Exercise details: Omit all images, then repeat exactly the lines below from the one containing "Emit a Python" through the one containing "material_share = [47, 44, 9]", both ends included.

»»

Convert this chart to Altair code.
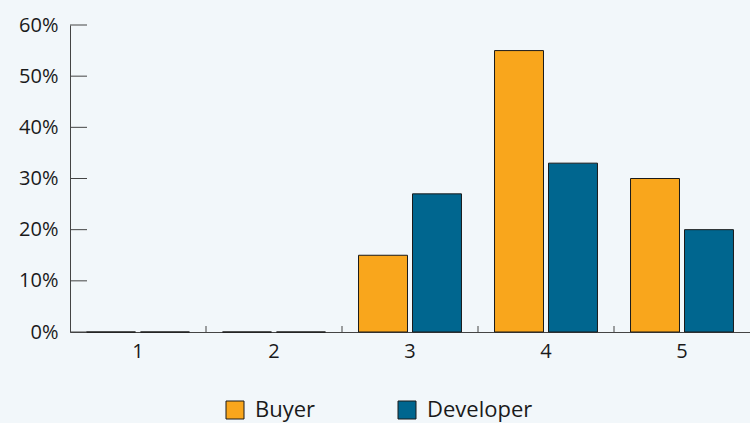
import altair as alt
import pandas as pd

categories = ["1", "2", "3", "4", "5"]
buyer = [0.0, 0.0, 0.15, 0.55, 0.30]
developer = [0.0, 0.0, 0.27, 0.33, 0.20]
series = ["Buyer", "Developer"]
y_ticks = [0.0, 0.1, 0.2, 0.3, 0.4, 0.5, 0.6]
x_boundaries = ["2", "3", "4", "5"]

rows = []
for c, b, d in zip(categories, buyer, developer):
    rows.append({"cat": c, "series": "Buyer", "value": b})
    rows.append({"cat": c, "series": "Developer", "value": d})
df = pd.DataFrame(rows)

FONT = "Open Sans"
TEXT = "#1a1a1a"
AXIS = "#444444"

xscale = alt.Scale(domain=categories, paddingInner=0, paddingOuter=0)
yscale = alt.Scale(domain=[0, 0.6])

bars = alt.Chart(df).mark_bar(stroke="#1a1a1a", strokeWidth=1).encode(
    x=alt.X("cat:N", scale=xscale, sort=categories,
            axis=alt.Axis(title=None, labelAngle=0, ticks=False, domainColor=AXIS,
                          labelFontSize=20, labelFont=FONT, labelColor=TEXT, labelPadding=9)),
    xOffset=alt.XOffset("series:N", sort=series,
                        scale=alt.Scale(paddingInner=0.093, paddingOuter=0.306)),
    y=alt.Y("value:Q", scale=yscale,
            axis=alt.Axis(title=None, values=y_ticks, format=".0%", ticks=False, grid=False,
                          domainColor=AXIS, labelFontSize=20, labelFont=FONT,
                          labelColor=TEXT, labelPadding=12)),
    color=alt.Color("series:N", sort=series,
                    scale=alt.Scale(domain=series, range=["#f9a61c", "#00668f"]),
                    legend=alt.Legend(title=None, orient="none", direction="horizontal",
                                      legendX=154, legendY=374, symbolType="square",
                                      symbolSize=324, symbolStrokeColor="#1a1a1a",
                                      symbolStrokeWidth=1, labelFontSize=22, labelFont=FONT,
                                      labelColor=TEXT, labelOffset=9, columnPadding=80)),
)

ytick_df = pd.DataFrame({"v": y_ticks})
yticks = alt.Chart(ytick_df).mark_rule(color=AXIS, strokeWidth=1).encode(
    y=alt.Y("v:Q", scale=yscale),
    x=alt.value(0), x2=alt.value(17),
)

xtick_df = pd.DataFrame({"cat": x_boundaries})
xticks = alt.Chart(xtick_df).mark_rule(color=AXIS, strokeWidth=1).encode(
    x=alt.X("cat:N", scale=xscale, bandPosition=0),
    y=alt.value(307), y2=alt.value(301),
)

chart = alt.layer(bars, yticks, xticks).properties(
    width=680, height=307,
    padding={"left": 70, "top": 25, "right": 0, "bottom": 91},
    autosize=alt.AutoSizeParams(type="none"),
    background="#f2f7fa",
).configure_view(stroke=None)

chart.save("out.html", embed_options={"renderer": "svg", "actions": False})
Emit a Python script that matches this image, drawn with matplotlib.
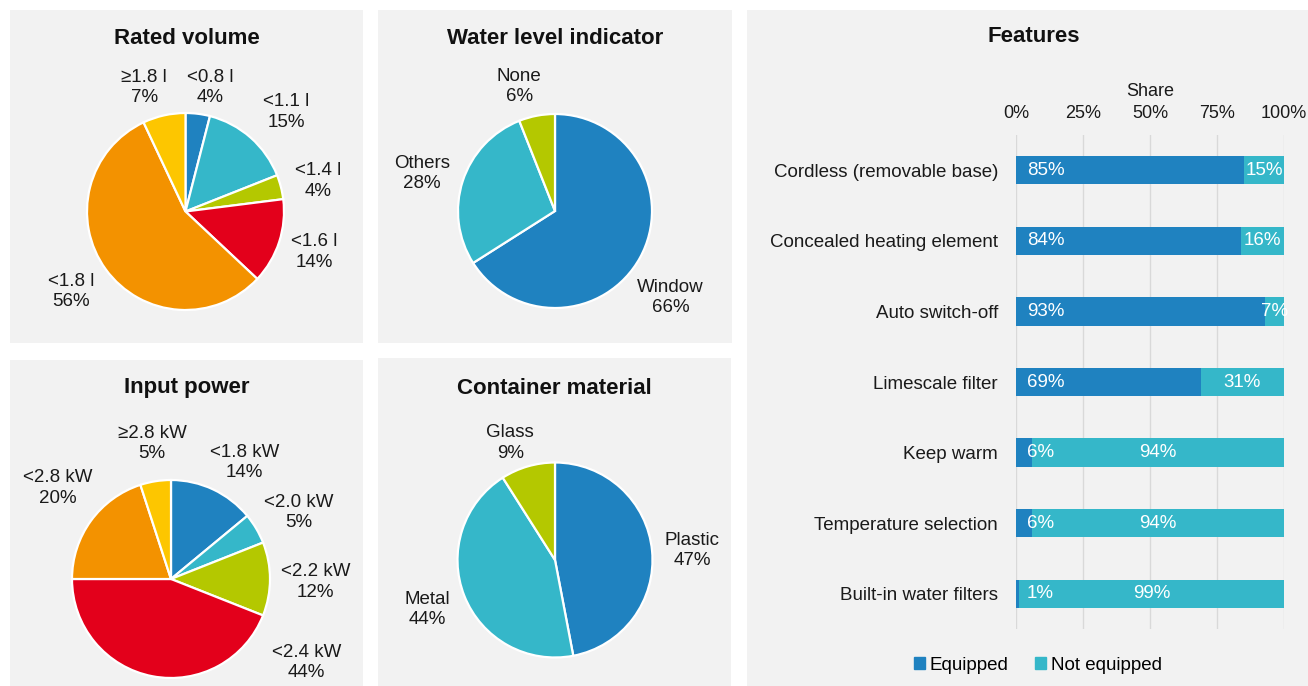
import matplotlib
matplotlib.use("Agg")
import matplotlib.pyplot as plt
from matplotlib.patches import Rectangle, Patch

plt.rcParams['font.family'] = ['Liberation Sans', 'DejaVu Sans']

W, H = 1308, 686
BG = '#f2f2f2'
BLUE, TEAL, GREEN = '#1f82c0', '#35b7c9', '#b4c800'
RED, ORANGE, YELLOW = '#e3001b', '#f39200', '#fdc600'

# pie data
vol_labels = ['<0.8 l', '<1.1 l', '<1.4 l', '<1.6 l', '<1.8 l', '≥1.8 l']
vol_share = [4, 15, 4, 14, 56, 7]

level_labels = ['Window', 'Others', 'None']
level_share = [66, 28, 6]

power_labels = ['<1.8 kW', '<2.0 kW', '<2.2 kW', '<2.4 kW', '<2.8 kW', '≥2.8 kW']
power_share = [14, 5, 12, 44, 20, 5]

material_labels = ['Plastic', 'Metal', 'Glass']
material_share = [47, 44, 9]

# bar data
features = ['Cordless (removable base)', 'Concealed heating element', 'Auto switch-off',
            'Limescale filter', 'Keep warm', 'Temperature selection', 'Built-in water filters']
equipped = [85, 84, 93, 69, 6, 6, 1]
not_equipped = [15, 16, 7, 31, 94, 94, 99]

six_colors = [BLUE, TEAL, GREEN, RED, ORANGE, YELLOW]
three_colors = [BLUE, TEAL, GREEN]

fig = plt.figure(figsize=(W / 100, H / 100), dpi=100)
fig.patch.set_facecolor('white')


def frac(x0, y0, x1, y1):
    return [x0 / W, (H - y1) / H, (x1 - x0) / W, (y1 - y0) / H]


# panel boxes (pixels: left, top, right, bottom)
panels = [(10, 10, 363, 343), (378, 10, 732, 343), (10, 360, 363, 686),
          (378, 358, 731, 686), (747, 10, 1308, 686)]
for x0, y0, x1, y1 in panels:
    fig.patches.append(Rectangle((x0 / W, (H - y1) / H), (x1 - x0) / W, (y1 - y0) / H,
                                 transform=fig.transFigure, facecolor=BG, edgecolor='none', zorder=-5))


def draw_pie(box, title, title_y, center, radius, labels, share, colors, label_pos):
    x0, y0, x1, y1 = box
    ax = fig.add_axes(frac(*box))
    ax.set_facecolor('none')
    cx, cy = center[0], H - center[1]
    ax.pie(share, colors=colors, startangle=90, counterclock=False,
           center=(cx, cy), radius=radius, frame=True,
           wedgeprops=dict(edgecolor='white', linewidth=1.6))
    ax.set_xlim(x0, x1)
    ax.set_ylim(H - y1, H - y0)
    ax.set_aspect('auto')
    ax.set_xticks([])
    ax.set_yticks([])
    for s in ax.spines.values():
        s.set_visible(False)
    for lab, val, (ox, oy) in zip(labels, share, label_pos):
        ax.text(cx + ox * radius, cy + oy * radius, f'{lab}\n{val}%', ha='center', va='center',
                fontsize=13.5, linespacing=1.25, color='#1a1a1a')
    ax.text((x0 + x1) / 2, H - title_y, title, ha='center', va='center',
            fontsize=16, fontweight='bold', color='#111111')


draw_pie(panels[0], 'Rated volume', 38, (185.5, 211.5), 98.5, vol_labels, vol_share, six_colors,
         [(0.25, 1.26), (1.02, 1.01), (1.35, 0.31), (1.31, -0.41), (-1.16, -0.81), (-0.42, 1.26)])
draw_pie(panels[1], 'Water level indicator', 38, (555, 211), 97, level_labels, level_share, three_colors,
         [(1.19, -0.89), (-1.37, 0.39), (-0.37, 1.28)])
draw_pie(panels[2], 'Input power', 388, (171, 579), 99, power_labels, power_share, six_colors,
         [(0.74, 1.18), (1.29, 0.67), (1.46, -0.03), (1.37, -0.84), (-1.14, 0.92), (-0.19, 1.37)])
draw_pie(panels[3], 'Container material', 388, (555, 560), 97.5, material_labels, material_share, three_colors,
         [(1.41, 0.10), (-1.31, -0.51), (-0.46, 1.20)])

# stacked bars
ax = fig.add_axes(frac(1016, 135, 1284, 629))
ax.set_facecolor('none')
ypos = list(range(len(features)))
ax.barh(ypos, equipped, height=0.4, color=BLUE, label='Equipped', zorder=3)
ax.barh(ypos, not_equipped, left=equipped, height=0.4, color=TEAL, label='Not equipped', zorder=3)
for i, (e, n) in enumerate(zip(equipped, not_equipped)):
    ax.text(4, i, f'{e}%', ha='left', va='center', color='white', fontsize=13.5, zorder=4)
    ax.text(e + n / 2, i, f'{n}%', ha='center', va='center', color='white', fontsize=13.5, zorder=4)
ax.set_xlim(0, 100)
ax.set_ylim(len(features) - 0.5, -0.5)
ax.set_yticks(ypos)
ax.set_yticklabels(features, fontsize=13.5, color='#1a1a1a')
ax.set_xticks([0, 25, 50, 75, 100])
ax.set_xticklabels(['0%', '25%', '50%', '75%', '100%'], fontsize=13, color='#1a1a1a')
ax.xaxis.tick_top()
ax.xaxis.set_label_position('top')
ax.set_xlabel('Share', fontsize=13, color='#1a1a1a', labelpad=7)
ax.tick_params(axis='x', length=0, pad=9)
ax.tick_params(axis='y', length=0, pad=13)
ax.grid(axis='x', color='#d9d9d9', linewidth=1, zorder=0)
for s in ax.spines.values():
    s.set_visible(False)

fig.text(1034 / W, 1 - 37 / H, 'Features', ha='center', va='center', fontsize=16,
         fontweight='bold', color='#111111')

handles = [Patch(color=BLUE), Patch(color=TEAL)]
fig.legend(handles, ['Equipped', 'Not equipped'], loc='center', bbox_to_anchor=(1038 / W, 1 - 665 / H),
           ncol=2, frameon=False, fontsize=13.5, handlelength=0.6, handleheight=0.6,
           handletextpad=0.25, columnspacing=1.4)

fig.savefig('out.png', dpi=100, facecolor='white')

««

Worked solution:
Emit a Python script that matches this image, drawn with matplotlib.
import matplotlib
matplotlib.use("Agg")
import matplotlib.pyplot as plt
from matplotlib.patches import Rectangle, Patch

plt.rcParams['font.family'] = ['Liberation Sans', 'DejaVu Sans']

W, H = 1308, 686
BG = '#f2f2f2'
BLUE, TEAL, GREEN = '#1f82c0', '#35b7c9', '#b4c800'
RED, ORANGE, YELLOW = '#e3001b', '#f39200', '#fdc600'

# pie data
vol_labels = ['<0.8 l', '<1.1 l', '<1.4 l', '<1.6 l', '<1.8 l', '≥1.8 l']
vol_share = [4, 15, 4, 14, 56, 7]

level_labels = ['Window', 'Others', 'None']
level_share = [66, 28, 6]

power_labels = ['<1.8 kW', '<2.0 kW', '<2.2 kW', '<2.4 kW', '<2.8 kW', '≥2.8 kW']
power_share = [14, 5, 12, 44, 20, 5]

material_labels = ['Plastic', 'Metal', 'Glass']
material_share = [47, 44, 9]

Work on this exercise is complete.